(Stored data):
==================================================
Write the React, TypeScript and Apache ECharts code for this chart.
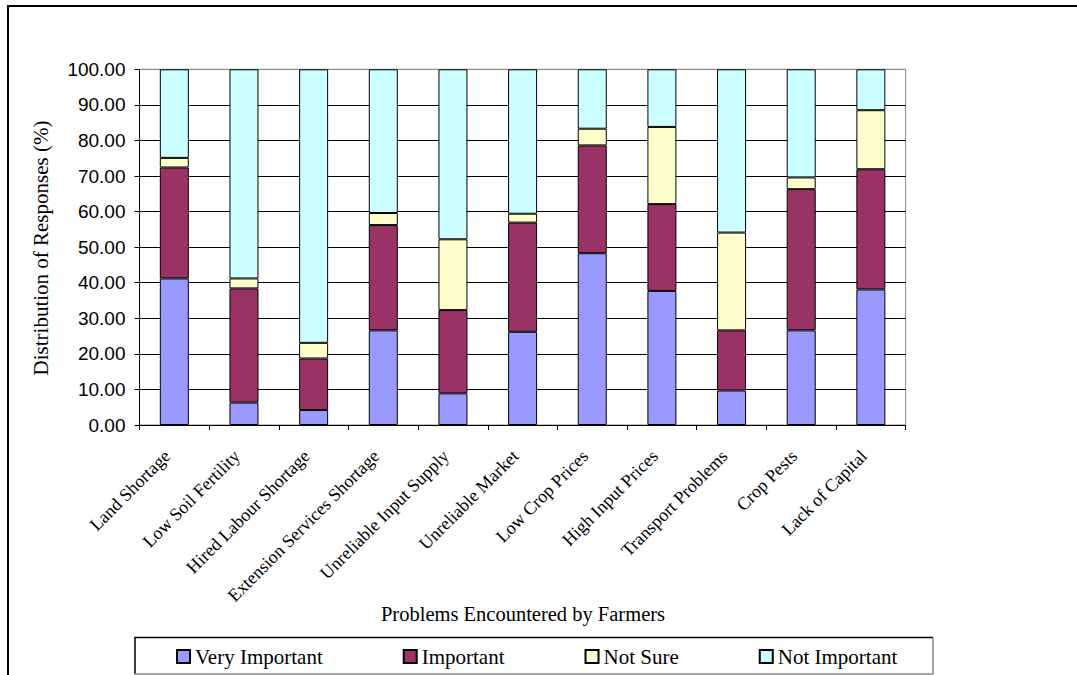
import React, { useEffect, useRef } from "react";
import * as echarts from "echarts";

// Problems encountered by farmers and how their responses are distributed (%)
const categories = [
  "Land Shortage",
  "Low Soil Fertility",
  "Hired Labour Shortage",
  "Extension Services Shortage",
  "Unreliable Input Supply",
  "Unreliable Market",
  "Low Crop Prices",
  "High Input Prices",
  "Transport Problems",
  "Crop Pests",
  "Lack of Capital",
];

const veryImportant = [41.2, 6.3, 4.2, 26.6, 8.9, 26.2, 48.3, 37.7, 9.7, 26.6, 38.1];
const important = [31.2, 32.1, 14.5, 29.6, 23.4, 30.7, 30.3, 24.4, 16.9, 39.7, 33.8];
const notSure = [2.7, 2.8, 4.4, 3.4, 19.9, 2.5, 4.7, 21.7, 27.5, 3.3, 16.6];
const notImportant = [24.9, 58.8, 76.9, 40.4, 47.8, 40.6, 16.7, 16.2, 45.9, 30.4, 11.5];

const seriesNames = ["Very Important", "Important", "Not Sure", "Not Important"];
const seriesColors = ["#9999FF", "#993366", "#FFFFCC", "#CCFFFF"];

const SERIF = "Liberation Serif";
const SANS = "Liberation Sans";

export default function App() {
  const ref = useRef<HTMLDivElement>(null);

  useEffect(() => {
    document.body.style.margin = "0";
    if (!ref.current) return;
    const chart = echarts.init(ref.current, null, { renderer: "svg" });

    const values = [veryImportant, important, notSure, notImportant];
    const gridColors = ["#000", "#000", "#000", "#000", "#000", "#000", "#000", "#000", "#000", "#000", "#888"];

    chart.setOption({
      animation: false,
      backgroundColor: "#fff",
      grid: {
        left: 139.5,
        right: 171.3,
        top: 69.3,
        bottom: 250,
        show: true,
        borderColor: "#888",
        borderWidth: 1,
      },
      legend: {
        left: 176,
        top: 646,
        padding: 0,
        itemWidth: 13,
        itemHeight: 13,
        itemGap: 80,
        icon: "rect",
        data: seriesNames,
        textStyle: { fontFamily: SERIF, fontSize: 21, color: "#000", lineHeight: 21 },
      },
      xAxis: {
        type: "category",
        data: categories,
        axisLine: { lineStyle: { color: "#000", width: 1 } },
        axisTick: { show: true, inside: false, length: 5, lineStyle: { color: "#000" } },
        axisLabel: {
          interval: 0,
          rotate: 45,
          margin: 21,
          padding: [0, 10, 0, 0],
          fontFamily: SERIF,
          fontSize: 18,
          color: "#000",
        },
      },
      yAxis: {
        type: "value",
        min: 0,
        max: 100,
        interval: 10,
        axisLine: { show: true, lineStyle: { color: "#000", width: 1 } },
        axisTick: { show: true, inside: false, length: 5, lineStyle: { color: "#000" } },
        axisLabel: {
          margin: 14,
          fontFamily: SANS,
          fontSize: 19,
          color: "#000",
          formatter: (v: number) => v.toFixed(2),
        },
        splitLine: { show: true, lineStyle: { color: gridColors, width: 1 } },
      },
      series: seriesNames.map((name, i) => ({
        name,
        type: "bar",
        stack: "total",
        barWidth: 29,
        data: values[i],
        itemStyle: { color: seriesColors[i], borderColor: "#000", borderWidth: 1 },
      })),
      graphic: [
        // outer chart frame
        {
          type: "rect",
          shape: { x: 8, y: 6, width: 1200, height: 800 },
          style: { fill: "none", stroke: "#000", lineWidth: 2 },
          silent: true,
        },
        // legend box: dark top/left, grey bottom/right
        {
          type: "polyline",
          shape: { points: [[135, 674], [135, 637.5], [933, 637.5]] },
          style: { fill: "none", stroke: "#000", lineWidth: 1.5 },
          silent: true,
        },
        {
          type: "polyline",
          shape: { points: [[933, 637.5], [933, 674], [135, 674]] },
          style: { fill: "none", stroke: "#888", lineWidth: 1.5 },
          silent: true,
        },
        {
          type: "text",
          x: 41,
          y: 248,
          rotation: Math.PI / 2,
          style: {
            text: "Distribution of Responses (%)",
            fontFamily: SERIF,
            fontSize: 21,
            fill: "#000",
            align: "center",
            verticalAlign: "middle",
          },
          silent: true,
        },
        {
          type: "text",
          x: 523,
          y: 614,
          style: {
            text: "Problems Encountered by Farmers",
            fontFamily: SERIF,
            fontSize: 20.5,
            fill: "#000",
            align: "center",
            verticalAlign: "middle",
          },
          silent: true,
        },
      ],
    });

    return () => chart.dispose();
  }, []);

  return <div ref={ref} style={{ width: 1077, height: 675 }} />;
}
==================================================
(Given exercise): Report only the number of lines that hold the word "React".

(Right answer): 2